LIPA announced an $820 million capital budget plan for 2020 last week including a $76 million year-over-year increase for “regulatory driven” projects, mostly for constructing a $176 million underground transmission line in western Nassau County to meet national reliability standards. The public utility is also eyeing $37 million of additional capital funding for the second phase of a storm-hardening initiative after the $730 million Federal Emergency Management Agency-funded program expires in March.


The capital proposal includes $559.7 million of planned debt issuance that includes $175 million for the underground cable project and $242 million for smart meters. LIPA interim CFO Kenneth Kane said during a Nov. 13 budget presentation that the budget will exceed LIPA's goal of limiting yearly borrowings to no more than 64% of capital spending in 2020 and 2021 before returning to lower levels once the two projects are completed.

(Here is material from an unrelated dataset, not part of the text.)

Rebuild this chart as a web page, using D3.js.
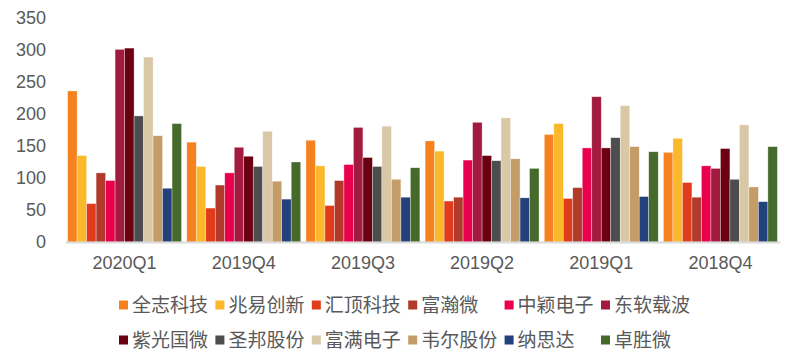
<!DOCTYPE html>
<html>
<head>
<meta charset="utf-8">
<script src="https://cdn.jsdelivr.net/npm/d3@7"></script>
<style>
  html, body { margin: 0; padding: 0; background: #fff; }
  svg { display: block; }
  text { font-family: "Liberation Sans", Arial, "Noto Sans CJK SC", sans-serif; fill: #595959; }
  .legend text { font-family: "Noto Sans CJK SC", sans-serif; }
</style>
</head>
<body>
<div id="chart"></div>
<script>
// Quarters along the x axis
const quarters = ['2020Q1', '2019Q4', '2019Q3', '2019Q2', '2019Q1', '2018Q4'];

// Companies (series), same order as bars within each group
const companies = ['全志科技', '兆易创新', '汇顶科技', '富瀚微', '中颖电子', '东软载波',
                   '紫光国微', '圣邦股份', '富满电子', '韦尔股份', '纳思达', '卓胜微'];

const colors = ['#F5821F', '#FBB82B', '#E03C1B', '#B23A2A', '#E8004F', '#A31A3F',
                '#6B0010', '#4D4D4F', '#D9C8A6', '#C49C68', '#23417A', '#456A2B'];

// One array per company, values per quarter
const quanzhi   = [236, 156, 159, 158, 168, 140];
const zhaoyi    = [135, 118, 119, 142, 185, 162];
const huiding   = [ 60,  53,  57,  64,  68,  93];
const fuhan     = [108,  89,  96,  70,  85,  70];
const zhongying = [ 96, 108, 121, 128, 147, 119];
const dongruan  = [301, 148, 179, 187, 227, 115];
const ziguang   = [303, 134, 132, 135, 147, 146];
const shengbang = [197, 118, 118, 127, 163,  98];
const fuman     = [289, 173, 181, 194, 213, 183];
const weier     = [166,  95,  98, 130, 149,  86];
const nasida    = [ 84,  67,  70,  69,  71,  63];
const zhuosheng = [185, 125, 116, 115, 141, 149];

const seriesValues = [quanzhi, zhaoyi, huiding, fuhan, zhongying, dongruan,
                      ziguang, shengbang, fuman, weier, nasida, zhuosheng];

const yTicks = [0, 50, 100, 150, 200, 250, 300, 350];

const width = 800, height = 355;
const margin = { top: 18, right: 20, bottom: 113, left: 65 };

const svg = d3.select('#chart').append('svg')
    .attr('width', width)
    .attr('height', height);

const x0 = d3.scaleBand()
    .domain(quarters)
    .range([margin.left, width - margin.right])
    .paddingInner(0.044)
    .paddingOuter(0.022);

const x1 = d3.scaleBand()
    .domain(companies)
    .range([0, x0.bandwidth()]);

const y = d3.scaleLinear()
    .domain([0, 350])
    .range([height - margin.bottom + 0.5 - 0.5, margin.top]);

// y axis labels only (no line, no ticks)
const yAxis = svg.append('g')
    .attr('transform', `translate(${margin.left - 19},0)`)
    .call(d3.axisLeft(y).tickValues(yTicks).tickSize(0).tickPadding(0));
yAxis.select('.domain').remove();
yAxis.selectAll('text')
    .attr('font-size', 18)
    .attr('fill', '#595959')
    .style('font-family', '"Liberation Sans", Arial, sans-serif');

// bars
const groups = svg.append('g').selectAll('g')
    .data(quarters)
    .join('g')
    .attr('transform', d => `translate(${x0(d)},0)`);

groups.selectAll('rect')
    .data((q, qi) => companies.map((c, ci) => ({ company: c, value: seriesValues[ci][qi], color: colors[ci] })))
    .join('rect')
    .attr('x', d => x1(d.company))
    .attr('y', d => y(d.value))
    .attr('width', x1.bandwidth())
    .attr('height', d => y(0) - y(d.value))
    .attr('fill', d => d.color)
    .attr('stroke', 'rgba(255,255,255,0.55)')
    .attr('stroke-width', 0.6);

// baseline + category labels
const xAxis = svg.append('g')
    .attr('transform', `translate(0,${y(0)})`)
    .call(d3.axisBottom(x0).tickSize(0).tickPadding(14));
xAxis.select('.domain')
    .attr('stroke', '#D9D9D9')
    .attr('stroke-width', 2);
xAxis.selectAll('text')
    .attr('font-size', 18)
    .attr('fill', '#595959')
    .style('font-family', '"Liberation Sans", Arial, sans-serif');

// legend: 2 rows x 6 columns
const legend = svg.append('g').attr('class', 'legend');
const legendX = 119, legendStep = 96.4;
const legendRows = [305, 340];

const item = legend.selectAll('g')
    .data(companies)
    .join('g')
    .attr('transform', (d, i) => `translate(${legendX + (i % 6) * legendStep},${legendRows[Math.floor(i / 6)]})`);

item.append('rect')
    .attr('x', 0)
    .attr('y', -4.5)
    .attr('width', 9)
    .attr('height', 9)
    .attr('fill', (d, i) => colors[i]);

item.append('text')
    .attr('x', 13)
    .attr('y', 0)
    .attr('dy', '0.35em')
    .attr('font-size', 19)
    .text(d => d);
</script>
</body>
</html>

“It is a temporarily blip where we are going to exceed 64 percent,” Kane said. “The Western Nassau Transmission Hub and smart meters are the two big drivers. If you were to strip those out of the calculation we would be at 60 percent.”

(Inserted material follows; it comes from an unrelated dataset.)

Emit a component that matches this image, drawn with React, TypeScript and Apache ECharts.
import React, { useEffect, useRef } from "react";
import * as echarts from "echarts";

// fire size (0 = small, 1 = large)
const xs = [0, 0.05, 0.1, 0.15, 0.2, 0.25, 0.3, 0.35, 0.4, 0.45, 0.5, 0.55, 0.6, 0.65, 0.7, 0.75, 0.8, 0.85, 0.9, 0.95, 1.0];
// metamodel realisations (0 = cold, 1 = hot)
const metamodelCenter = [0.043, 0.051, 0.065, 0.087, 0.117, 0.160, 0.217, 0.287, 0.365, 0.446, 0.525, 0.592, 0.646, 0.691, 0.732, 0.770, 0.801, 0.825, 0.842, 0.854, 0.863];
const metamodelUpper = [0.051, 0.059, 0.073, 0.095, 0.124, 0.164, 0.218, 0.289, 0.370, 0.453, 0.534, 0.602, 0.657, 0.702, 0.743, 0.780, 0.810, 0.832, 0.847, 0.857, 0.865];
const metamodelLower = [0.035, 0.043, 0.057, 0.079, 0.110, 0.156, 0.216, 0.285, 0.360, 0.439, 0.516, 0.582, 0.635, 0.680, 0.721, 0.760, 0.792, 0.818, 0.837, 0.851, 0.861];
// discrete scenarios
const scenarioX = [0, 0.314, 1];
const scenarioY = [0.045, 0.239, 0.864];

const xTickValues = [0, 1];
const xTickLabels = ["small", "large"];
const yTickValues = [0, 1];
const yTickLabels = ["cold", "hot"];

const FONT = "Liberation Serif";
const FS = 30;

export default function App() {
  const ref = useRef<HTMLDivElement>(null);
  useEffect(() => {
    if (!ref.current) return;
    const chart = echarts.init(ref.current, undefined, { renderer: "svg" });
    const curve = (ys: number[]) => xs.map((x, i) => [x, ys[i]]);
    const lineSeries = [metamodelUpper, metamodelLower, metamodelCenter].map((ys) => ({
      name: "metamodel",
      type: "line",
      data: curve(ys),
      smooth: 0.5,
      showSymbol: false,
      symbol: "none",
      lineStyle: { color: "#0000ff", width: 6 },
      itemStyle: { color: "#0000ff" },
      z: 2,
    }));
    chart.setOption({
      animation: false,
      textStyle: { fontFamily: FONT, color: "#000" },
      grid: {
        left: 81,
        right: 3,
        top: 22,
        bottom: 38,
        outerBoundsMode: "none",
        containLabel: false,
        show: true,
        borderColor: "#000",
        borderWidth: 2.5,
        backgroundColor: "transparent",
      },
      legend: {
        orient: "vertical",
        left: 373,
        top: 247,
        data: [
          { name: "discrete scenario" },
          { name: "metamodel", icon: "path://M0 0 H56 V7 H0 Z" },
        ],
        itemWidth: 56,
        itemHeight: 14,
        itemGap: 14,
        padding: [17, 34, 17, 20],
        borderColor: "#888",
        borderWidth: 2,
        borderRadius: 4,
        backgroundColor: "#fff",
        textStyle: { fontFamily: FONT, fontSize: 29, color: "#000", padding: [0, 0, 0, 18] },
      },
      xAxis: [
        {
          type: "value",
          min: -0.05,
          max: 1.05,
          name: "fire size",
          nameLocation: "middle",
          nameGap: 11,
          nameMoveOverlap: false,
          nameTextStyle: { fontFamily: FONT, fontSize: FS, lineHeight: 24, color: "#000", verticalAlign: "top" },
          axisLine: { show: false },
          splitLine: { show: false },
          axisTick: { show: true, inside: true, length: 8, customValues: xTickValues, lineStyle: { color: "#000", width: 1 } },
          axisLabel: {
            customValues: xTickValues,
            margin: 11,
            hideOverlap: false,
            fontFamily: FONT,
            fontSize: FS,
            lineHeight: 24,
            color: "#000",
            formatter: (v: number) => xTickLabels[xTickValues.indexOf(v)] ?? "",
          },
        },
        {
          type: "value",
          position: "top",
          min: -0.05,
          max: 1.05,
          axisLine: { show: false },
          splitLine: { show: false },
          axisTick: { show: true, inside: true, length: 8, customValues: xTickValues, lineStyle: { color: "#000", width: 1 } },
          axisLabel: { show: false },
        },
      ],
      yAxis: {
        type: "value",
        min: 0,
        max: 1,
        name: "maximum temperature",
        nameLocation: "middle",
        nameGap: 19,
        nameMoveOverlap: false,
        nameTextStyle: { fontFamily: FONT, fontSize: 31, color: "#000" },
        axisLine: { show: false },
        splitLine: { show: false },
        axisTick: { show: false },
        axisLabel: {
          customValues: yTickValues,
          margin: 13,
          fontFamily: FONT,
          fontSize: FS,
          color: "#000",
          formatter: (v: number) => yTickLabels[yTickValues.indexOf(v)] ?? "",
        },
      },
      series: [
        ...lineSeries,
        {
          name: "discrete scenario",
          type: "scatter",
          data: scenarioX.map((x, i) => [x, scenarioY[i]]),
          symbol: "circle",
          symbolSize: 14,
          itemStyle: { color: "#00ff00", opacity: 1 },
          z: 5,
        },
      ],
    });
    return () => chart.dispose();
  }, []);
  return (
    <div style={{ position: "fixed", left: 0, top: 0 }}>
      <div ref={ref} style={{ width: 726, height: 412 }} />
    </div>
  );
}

LIPA received three rating upgrades in September ahead of a $485 million electric system revenue bond sale to fund part of its $860 million 2019 capital budget. The new ratings of A2 from Moody’s Investors Service and A from both Fitch and S&P with stable outlooks are the highest in the utility’s 33-year history.

The September credit boost followed a refinancing of around 60% of $7.6 billion in LIPA’s previous outstanding debt through the issuance of triple-A-rated bonds from its Utility Debt Securitization Authority. LIPA’s $4.5 billion of conduit borrowing netted an estimated $492 million in present value savings. Kane said refinancing existing debt will generate around $60 million of savings in 2020.

A $3.7 billion operating budget pitched by LIPA would include a 2.45% delivery charge increase which is just under the 2.5% threshold for triggering a full rate review by New York State’s Department of Public Service. Kane stressed that the delivery charge jump is offset by other decreases including power supply charges dropping by $1.40.

LIPA was formed in 1986 and 12 years later became the retail supplier for Nassau and Suffolk Counties as well as the Rockaway Peninsula of Queens through its acquisition of the Long Island Lighting Company. Investor-owned PSEG Long Island took over the utility’s operations in 2014 following the LIPA Reform Act of 2013.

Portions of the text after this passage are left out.